Morreu o verdadeiro artista

Morreu João Cutileiro, um encantador escultor que afinava o mármore como se fosse uma guitarra ou um violino, e com outra discrição, a merecer sempre o reconhecimento de todos os que têm noção do “belo”, e não apenas dos fadistas e tirones de Lisboa. Escultor polémico, trabalhador, mas a pedra que ele tocava a escopro e martelo, não se confundia com cordas vibrantes e tão enaltecidas por quem nem um sopro em flauta se fez ouvir, ver, ou marcar presença num verso simples, até aos dias gelados que hoje se fazem sentir. As televisões vão perder alguns minutos a papaguear o autor e a falar de uma ou outra Obra que se ergue numa praça ou num jardim deste país desigual e treteiro. Cutileiro teve azar em nascer e viver fora da Capital dos lobbys e dos oportunistas que deambulam à volta de acontecimento sonoro e que prometa ganhar lugar na procissão onde apareça um qualquer presidente que nem trautear uma cançoneta é capaz, muito menos trabalhar a pedra e dar-lhe forma eterna. Cutileiro terá direito a honras mais simples e sem espectáculo com câmeras a cobrir em ângulo pouco aberto, excepto um lençol que o verdadeiro artista tinha o cuidado de tapar para que os seus “ícones” não apanhassem constipação ou o vírus que anda por aí.

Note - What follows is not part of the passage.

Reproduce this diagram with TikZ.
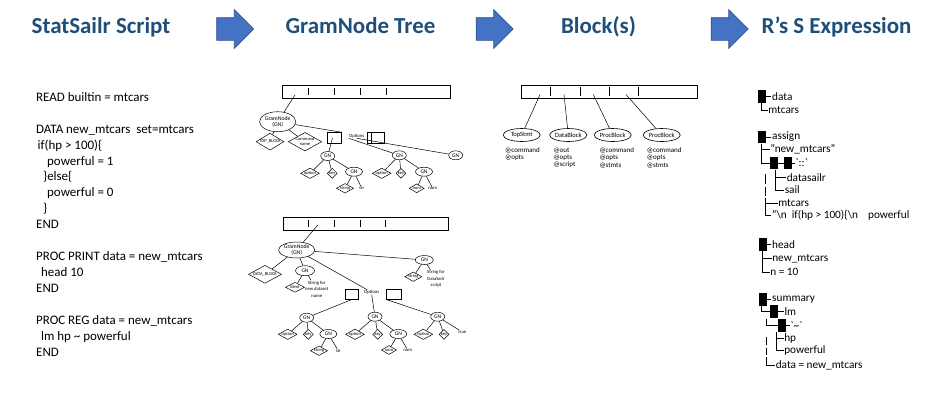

João refugiou-se para falar com os “seus fados divinos” e no seu silêncio de artista maior e abençoado. Vamos ver quantos dos alfacinhas lhe vão prestar homenagem na hora dele ir a enterrar, com ou sem a presença do senhor de Belém e das selfis e da distribuição das papas e do pão, de vez em quando aos sem-abrigo, mas sem faca para o cortar, quando calha haver que jantar. João Cutileiro, intelectual em outras áreas, foi sempre a trabalhar que ganhou para se sustentar e deixar-nos a pensar e a ler como poeta que também o foi. Cutileiro vai estar sempre à frente dos nossos olhos, que o queiram “visitar” por vários lugares onde ele se “sentou” com Arte e Magia, saída de dentro da pedra difícil, mas tão macia quanto o som de um stradivarius. Ele sim. Merece o nosso aplauso”. Ele sim. Não precisou que outros lhe escrevessem o poema nem que lhe afinassem o instrumento para se por a cantar como um qualquer pregão de Alfama, ainda mais menina e moça sem tranças e sempre velha!